Wi-Fi and its close cousin, Bluetooth, rely on sensing the air for traffic before transmitting. This is known as “Carrier Sensing” and it’s a very old and well established system that packet radio networks have employed since Aloha NET in the 1960s. Wi-Fi supplements CS with a two additional tweaks: A collision detection system and a collision avoidance system. (“Collisions” are what happens when two or more computers transmit packets at the same time in the same area on the same channel.) So the full name of the Wi-Fi technology is CSMA-CA, for “Carrier Sensing Multiple Access with Collision Avoidance.

CSMA-CA only works over short spans of time; when transmitters are separated from each other by more than 100 microseconds or so, it ceases to provide effective control and collisions become very frequent, which reduces the ability of the network to provide good, predictable service. This is the reason that cellular networks don’t use CSMA-CA. In its place, they use scheduling systems on exclusively licensed spectrum and systems of clever bit coding like the CDMA (Code Division Multiple Access) invented by Qualcomm and pervasively borrowed by 3G mobile broadband standards world-wide.

Unlicensed use of spectrum over large areas is a different problem than the one that Wi-Fi and Bluetooth solve, and it’s not a problem that we currently have a good solution for. This may be moot in many cases, provided that unlicensed spectrum deployment continues to follow the Wi-Fi model of small networks with limited power. There is spectrum available above 3 GHz that can be used for this purpose, and some Wi-Fi aficionados (Brough Turner for one) propose to add it to the unlicensed inventory.

White Spaces advocates maintain that the 700 MHz spectrum used for TV has unique benefits that the 3GHz+ freqencies don’t provide. We’ll examine those arguments in the next post.

Comments
  • Steve Crowley

    My sense is that there is less opposition from the average broadcaster to the concept of incentive auctions than auction proponents think. What they don’t like is the prospect of their coverage, perhaps, being cut in half in any channel repacking. I think some language in legislation on replicating current coverage would speed this up. Coverage would not have to be the same, as towers might move, but maybe something such as the same number of people being covered.

    Anticipating the next post, on 700 MHz I’d say that it does have unique characteristics — as does all spectrum — but those characteristics don’t make it that suitable for urban white-space use. Coverage is better, as the proponents say, but the downside is that interference travels further too. (That’s an issue with cellular frequencies, too.) The lack of white-space channels in urban areas compounds that use case.

    I’ve looked at white space as mostly a long-distance rural service. It will propagate better than 2.4 GHz but the narrower bandwidth means data rates somewhere between dial-up and 2.4 GHz, until channel aggregation becomes practical. For some very long paths it may be the only practical solution, but Wi-Fi won’t go away.

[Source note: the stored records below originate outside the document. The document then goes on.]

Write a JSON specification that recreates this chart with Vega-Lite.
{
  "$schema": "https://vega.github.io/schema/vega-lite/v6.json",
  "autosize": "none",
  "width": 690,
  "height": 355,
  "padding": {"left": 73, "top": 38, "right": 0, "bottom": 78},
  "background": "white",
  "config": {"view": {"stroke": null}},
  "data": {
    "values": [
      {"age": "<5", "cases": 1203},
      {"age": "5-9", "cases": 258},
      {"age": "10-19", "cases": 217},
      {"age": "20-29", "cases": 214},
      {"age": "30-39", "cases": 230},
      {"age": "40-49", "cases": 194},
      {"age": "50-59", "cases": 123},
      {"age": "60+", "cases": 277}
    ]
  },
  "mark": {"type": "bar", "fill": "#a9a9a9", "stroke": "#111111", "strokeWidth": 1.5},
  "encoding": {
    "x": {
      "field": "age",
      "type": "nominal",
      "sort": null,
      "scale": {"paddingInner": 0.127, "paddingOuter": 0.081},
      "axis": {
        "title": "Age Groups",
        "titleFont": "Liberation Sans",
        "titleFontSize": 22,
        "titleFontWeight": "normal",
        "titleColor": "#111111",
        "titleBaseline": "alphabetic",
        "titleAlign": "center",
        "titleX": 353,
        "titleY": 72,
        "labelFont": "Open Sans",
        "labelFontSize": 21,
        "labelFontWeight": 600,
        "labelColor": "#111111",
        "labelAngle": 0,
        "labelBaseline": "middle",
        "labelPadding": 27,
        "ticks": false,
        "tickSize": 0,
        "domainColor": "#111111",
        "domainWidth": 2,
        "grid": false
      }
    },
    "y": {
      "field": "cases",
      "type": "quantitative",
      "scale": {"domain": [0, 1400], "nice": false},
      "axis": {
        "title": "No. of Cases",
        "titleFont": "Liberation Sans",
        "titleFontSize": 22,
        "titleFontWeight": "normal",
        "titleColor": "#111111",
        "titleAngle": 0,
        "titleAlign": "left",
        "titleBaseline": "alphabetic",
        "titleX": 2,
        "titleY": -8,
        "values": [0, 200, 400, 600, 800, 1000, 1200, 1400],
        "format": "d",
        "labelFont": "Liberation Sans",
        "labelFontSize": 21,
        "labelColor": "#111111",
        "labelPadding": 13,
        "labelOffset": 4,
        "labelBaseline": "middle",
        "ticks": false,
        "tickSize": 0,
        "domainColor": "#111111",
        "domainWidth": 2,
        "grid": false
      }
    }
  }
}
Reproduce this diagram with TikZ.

    I’m optimistic on it as a business, but I don’t think it will be a bigger business than Wi-Fi, as the FCC Chairman said in a recent speech. The whole Wi-Fi on steroids, or Super Wi-Fi stuff I have never gotten. Chuck Jackson has a good piece on here about that.

  • Christopher Blair

    I am a LPTV operator, one of the broadcast groups that, according to the new spectrum bill, have very few rights going forward, even failing to gain status as a broadcast licensee, though that is exactly what I am. I don’t think many Full Power broadcasters will be interested in an incentive auction, especially when you consider that it is the major markets that are desired. When you take out markets along the eastern seaboard, and those that require coordination with Canada and Mexico an auction is rendered toothless. The smart thing to do business-wise would be to cut a deal with any LPTV operator willing to part with spectrum–it wouldn’t even have to be from auction proceeds, make a monetary offer and get LPTV out of the way. This would go a long way towards realizing the needed spectrum.

    Another thing is that until the architecture is adjusted to allow for a broadcast overlay component, congestion will always pop up…so the FCC can either allow broadcasters to take care of video congestion via a broadcast overlay or take forever trying to clear the band.

    You’re the smart engineers, help me out on this.
    [email protected]

  • Christopher Blair

    One other thing I need to address is the “free” label put on broadcasters.

    This from your article; “They recognize that spectrum is becoming more valuable, so the longer they can hold onto their (free) assignment, the more money they can get;”

    See material taken from Wikipedia: When the FCC held a lottery for cellular licenses in the early 1980s, many ordinary Americans got rich by winning the right to establish cellular systems in cities across America.

    So how many times have you said that the early wireless carriers received “free” licenses?

    I converted analog TV stations and the new digital equipment wasn’t free, nothing is “free”. As anyone that has ever been in the TV biz knows, there was a competing standard to 8-VSB that was more along the lines of OFDM–if the TV industry had adopted this standard we wouldn’t even be having this banal discussion. I received my early CP’s via a lottery and anyone else could have done the same. It seems a little trite to continue using the “free” term. If I give you a “free” CP are you going to go build a TV station?